The decision by the London International Financial Futures and Options Exchange (Liffe) to spin off its IT department as a consultancy has reignited the debate over the role of IT departments within companies.
Liffe plans to boost its revenues by reinventing its IT division as a separate technology company within the Liffe holding structure over the coming year.
The new company will aim to bolster the exchange's revenues through offering consultancy services to other companies and exchanges as well as offering managed services. Liffe also plans to offer its Liffe Connect in-house trading system for sale to other companies.
More than 300 staff who work in Liffe's IT division are set to transfer to the new company over the next year. Mark Hemsley, Liffe's chief information officer, said that IT staff will benefit by having more freedom to work on external as well as internal IT projects.
But Liffe will not be the first organisation to spin off its IT department and the case for doing so is still far from clear cut.
Analysts remain unconvinced over the merits of companies spinning off their IT divisions. They argue that these half-way-house divisions perform better when they become totally independent from their parent company.
Richard Holway, director of IT analyst Ovum Holway, cited Cadbury Schweppes and IT Net as an example.
In 1988 Cadbury's spun off its IT department as IT Net. IT Net remained a wholly-owned subsidiary of Cadbury's until a management buy-out in 1996.
Holway was also sceptical over Liffe's plans. "If I was a customer of a Liffe-owned IT services company I would say that, when the chips are down, they will give priority to their parent company. With Cap Gemini Ernst & Young you are at least equal to any other customer," he said.
Rod Watts, managing director for IT Net, countered that IT Net still managed to grow as a subsidiary of Cadbury Schweppes. But he admitted that semi-independent IT divisions can struggle to break free of their parent company's shadow.
"The classic case is if the [IT department spin-off] wants to make an acquisition but the parent company is not keen," he said. "They could try to block it. Liffe is looking at five years before its IT department becomes truly commercial."
But there are other ways to restructure IT departments. Take oil giant Shell, for instance. Back in 1998 Shell revamped its internal IT department and called it Shell Services International. Its main role is to provide IT support and services to the group's IT company but it also services external customers.
The efficiency drive meant that Shell's IT department had to justify every service to the Shell Group or risk having work contracted out. And more change could be on the horizon for IT staff at Shell.
A spokeswoman for Shell said the structure of Shell Services International was under review.
Last month Shell Services International also created a separate software company, called Kalido, to sell its internal datawarehouse product.
Aimed at global companies, the Kalido product is based on an in-house Shell product. It is used in over 85 countries, mainly by organisations in the Shell Group but also by external customers such as Unilver.
But the transition from an in-house package to a commercial product took time and relied on outside support from other software suppliers. Only a handful of IT staff from Shell will transfer to the new company.

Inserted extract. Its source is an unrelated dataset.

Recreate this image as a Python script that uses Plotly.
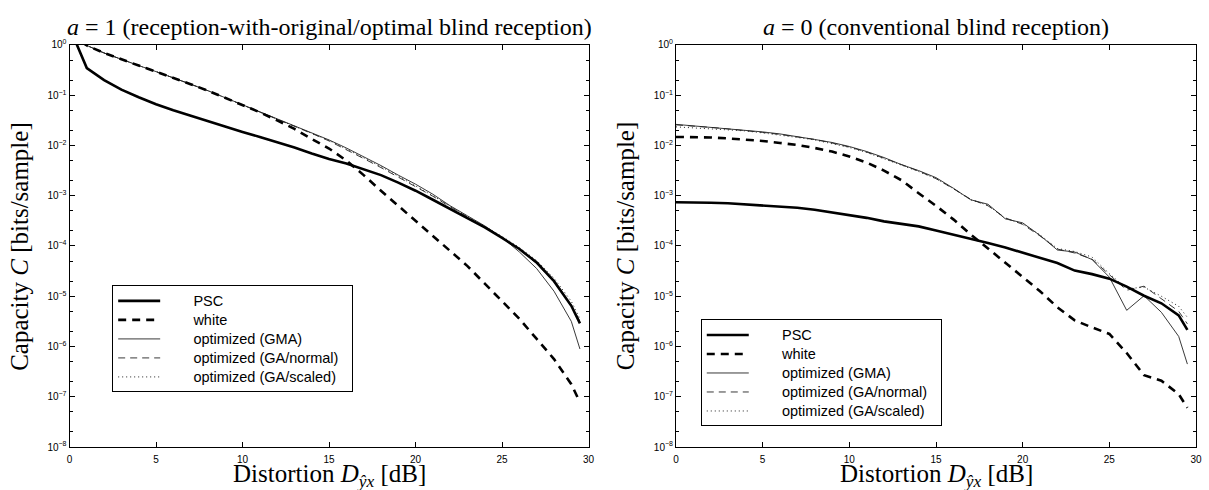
import numpy as np
import plotly.graph_objects as go

# Distortion grid [dB]
distortion_db = [0, 1, 2, 3, 4, 5, 6, 7, 8, 9, 10, 11, 12, 13, 14, 15, 16, 17, 18, 19,
                 20, 21, 22, 23, 24, 25, 26, 27, 28, 29, 29.5]

# Capacities as log10(C), a = 1 (reception-with-original / optimal blind reception)
psc_a1_log10 = [0.35, -0.46, -0.70, -0.89, -1.04, -1.18, -1.30, -1.41, -1.52, -1.63, -1.73,
                -1.83, -1.93, -2.04, -2.16, -2.27, -2.36, -2.47, -2.59, -2.74, -2.90, -3.08,
                -3.26, -3.44, -3.63, -3.84, -4.06, -4.33, -4.70, -5.19, -5.54]
white_a1_log10 = [0.22, -0.01, -0.16, -0.29, -0.41, -0.53, -0.65, -0.78, -0.91, -1.05, -1.19,
                  -1.34, -1.50, -1.67, -1.87, -2.06, -2.30, -2.59, -2.90, -3.20, -3.50, -3.80,
                  -4.10, -4.40, -4.75, -5.10, -5.45, -5.85, -6.25, -6.75, -7.11]
gma_a1_log10 = [0.24, -0.01, -0.16, -0.29, -0.41, -0.53, -0.65, -0.78, -0.91, -1.05, -1.19,
                -1.33, -1.48, -1.61, -1.75, -1.89, -2.05, -2.22, -2.40, -2.59, -2.77, -2.97,
                -3.20, -3.40, -3.60, -3.83, -4.12, -4.45, -4.90, -5.50, -6.05]
ga_normal_a1_log10 = [0.23, -0.01, -0.16, -0.29, -0.41, -0.53, -0.65, -0.78, -0.91, -1.05, -1.19,
                      -1.33, -1.48, -1.62, -1.76, -1.91, -2.08, -2.26, -2.44, -2.63, -2.82, -3.01,
                      -3.22, -3.42, -3.62, -3.83, -4.07, -4.35, -4.72, -5.17, -5.50]
ga_scaled_a1_log10 = [0.23, -0.01, -0.16, -0.29, -0.41, -0.53, -0.65, -0.78, -0.91, -1.05, -1.19,
                      -1.33, -1.48, -1.62, -1.76, -1.90, -2.07, -2.24, -2.42, -2.61, -2.80, -3.00,
                      -3.21, -3.41, -3.61, -3.81, -4.03, -4.29, -4.64, -5.10, -5.45]

# Capacities as log10(C), a = 0 (conventional blind reception)
psc_a0_log10 = [-3.13, -3.13, -3.14, -3.15, -3.17, -3.19, -3.21, -3.24, -3.28, -3.33, -3.38,
                -3.44, -3.51, -3.56, -3.61, -3.69, -3.77, -3.85, -3.94, -4.03, -4.13, -4.23,
                -4.34, -4.49, -4.56, -4.65, -4.81, -4.99, -5.14, -5.38, -5.67]
white_a0_log10 = [-1.83, -1.83, -1.84, -1.86, -1.88, -1.91, -1.95, -1.99, -2.05, -2.12, -2.22,
                  -2.34, -2.50, -2.69, -2.95, -3.20, -3.47, -3.77, -4.05, -4.33, -4.61, -4.90,
                  -5.22, -5.48, -5.62, -5.75, -6.13, -6.57, -6.68, -6.95, -7.22]
gma_a0_log10 = [-1.58, -1.61, -1.64, -1.66, -1.69, -1.73, -1.77, -1.82, -1.88, -1.94, -2.02,
                -2.12, -2.24, -2.38, -2.50, -2.64, -2.85, -3.08, -3.17, -3.46, -3.54, -3.79,
                -4.08, -4.12, -4.27, -4.62, -5.28, -4.99, -5.32, -5.80, -6.35]
ga_normal_a0_log10 = [-1.59, -1.61, -1.64, -1.67, -1.70, -1.74, -1.78, -1.83, -1.88, -1.95, -2.03,
                      -2.13, -2.25, -2.38, -2.51, -2.66, -2.86, -3.07, -3.20, -3.44, -3.57, -3.80,
                      -4.06, -4.14, -4.26, -4.58, -4.88, -4.80, -5.05, -5.30, -5.55]
ga_scaled_a0_log10 = [-1.63, -1.65, -1.67, -1.69, -1.71, -1.75, -1.79, -1.84, -1.89, -1.96, -2.04,
                      -2.14, -2.26, -2.39, -2.52, -2.66, -2.86, -3.08, -3.19, -3.45, -3.56, -3.78,
                      -4.05, -4.11, -4.22, -4.55, -4.85, -4.82, -5.00, -5.20, -5.42]

series_names = ["PSC", "white", "optimized (GMA)", "optimized (GA/normal)", "optimized (GA/scaled)"]
y_tick_exponents = [0, -1, -2, -3, -4, -5, -6, -7, -8]
x_tick_values = [0, 5, 10, 15, 20, 25, 30]

line_styles = [
    dict(color="black", width=2.6, dash="solid"),
    dict(color="black", width=2.6, dash="8px,6px"),
    dict(color="#222", width=0.9, dash="solid"),
    dict(color="#222", width=0.9, dash="7px,5px"),
    dict(color="#222", width=1.0, dash="1px,3px"),
]

panels = [
    dict(xa="x", ya="y", legend="legend",
         data=[psc_a1_log10, white_a1_log10, gma_a1_log10, ga_normal_a1_log10, ga_scaled_a1_log10]),
    dict(xa="x2", ya="y2", legend="legend2",
         data=[psc_a0_log10, white_a0_log10, gma_a0_log10, ga_normal_a0_log10, ga_scaled_a0_log10]),
]

# legend labels: larger text than the row pitch font, pushed right of the line key
gap = "\u00a0" * 7
label_html = '<span style="font-size:14.5px">' + gap + "%s\u00a0\u00a0</span>"

fig = go.Figure()
for p in panels:
    # thin curves drawn first so thick ones sit on top; legend keeps series order
    for i in [4, 3, 2, 1, 0]:
        fig.add_trace(go.Scatter(
            x=distortion_db, y=10 ** np.array(p["data"][i]),
            mode="lines", name=label_html % series_names[i], line=line_styles[i],
            xaxis=p["xa"], yaxis=p["ya"], legend=p["legend"], legendrank=i + 1,
        ))

W, H = 1209, 490
tick_font = dict(family="Liberation Sans, Arial, sans-serif", size=10, color="black")
serif = "Liberation Serif, Times New Roman, serif"

x_domains = [(67 / W, 590 / W), (678 / W, 1202 / W)]
y_domain = ((H - 452) / H, (H - 39) / H)

common_x = dict(range=[0, 30], tickvals=x_tick_values, ticks="inside", ticklen=5,
                tickcolor="black", showline=True, linecolor="black", linewidth=1,
                mirror="ticks", showgrid=False, zeroline=False, tickfont=tick_font,
                ticklabelstandoff=3)
common_y = dict(type="log", range=[-8, 0],
                tickvals=[10.0 ** e for e in y_tick_exponents],
                ticktext=["10<sup>%s</sup>" % ("0" if e == 0 else "\u2212%d" % -e) for e in y_tick_exponents],
                ticks="inside", ticklen=5, tickcolor="black",
                minor=dict(ticks="inside", ticklen=3, tickcolor="black", showgrid=False),
                showline=True, linecolor="black", linewidth=1, mirror="ticks",
                showgrid=False, zeroline=False, tickfont=tick_font)

fig.update_layout(
    width=W, height=H, margin=dict(l=0, r=0, t=0, b=0),
    paper_bgcolor="white", plot_bgcolor="white", showlegend=True,
    xaxis=dict(domain=x_domains[0], anchor="y", **common_x),
    yaxis=dict(domain=y_domain, anchor="x", **common_y),
    xaxis2=dict(domain=x_domains[1], anchor="y2", **common_x),
    yaxis2=dict(domain=y_domain, anchor="x2", **common_y),
)

legend_style = dict(bgcolor="white", bordercolor="black", borderwidth=1,
                    font=dict(family="Liberation Sans, Arial, sans-serif", size=12, color="black"),
                    xanchor="left", yanchor="top", itemwidth=42, tracegroupgap=0,
                    traceorder="normal")
fig.update_layout(
    legend=dict(x=110 / W, y=(H - 286) / H, **legend_style),
    legend2=dict(x=703 / W, y=(H - 321) / H, **legend_style),
)

titles = [
    ("<i>a</i> = 1 (reception-with-original/optimal blind reception)", (67 + 590) / 2),
    ("<i>a</i> = 0 (conventional blind reception)", (678 + 1202) / 2),
]
for text, cx in titles:
    fig.add_annotation(text=text, x=cx / W, y=(H - 21) / H, xref="paper", yref="paper",
                       showarrow=False, xanchor="center", yanchor="middle",
                       font=dict(family=serif, size=24, color="black"))

for dom in x_domains:
    cx = (dom[0] + dom[1]) / 2
    fig.add_annotation(text="Distortion <i>D</i><sub><i>\u0177x</i></sub> [dB]",
                       x=cx, y=(H - 481) / H, xref="paper", yref="paper", showarrow=False,
                       xanchor="center", yanchor="middle",
                       font=dict(family=serif, size=25, color="black"))
    fig.add_annotation(text="Capacity <i>C</i> [bits/sample]",
                       x=dom[0] - 50 / W, y=(y_domain[0] + y_domain[1]) / 2,
                       xref="paper", yref="paper", showarrow=False, textangle=-90,
                       xanchor="center", yanchor="middle",
                       font=dict(family=serif, size=25, color="black"))

fig.write_html("out.html")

Major changes were made to the in-house product before being offered as a software package, explained Andy Hayler, chief executive officer of Kalido.
"Some spin-offs do not work because people misunderstand the difference between internal and external IT services and internal and external software applications," he said. "The rule of thumb is that an external application will cost 10 times more to build than an internal application. It's a completely separate product."
But spin-off IT departments in general face higher hurdles to clear, according to Hayler.
Other key challenges for spin-off IT departments include acquiring enough new customers rather than relying on the parent company and competing with the six-figure salaries offered to experienced consultants by market giants such as EDS and Accenture, formerly Andersen Consulting, Hayler added.
A growing number of large companies, such as Liffe, have taken the plunge and doubled-up their IT departments as internal and external service provider. Other companies, like IT Net, have become totally separate companies from their former parent companies.
There are strong commercial reasons for spin-offs which can also add weight to the CVs of IT staff in the new division.
However, IT directors should not view a spin-off as an easy option. Analysts have warned that many new ventures have struggled to juggle the roles of consultancy and internal IT department.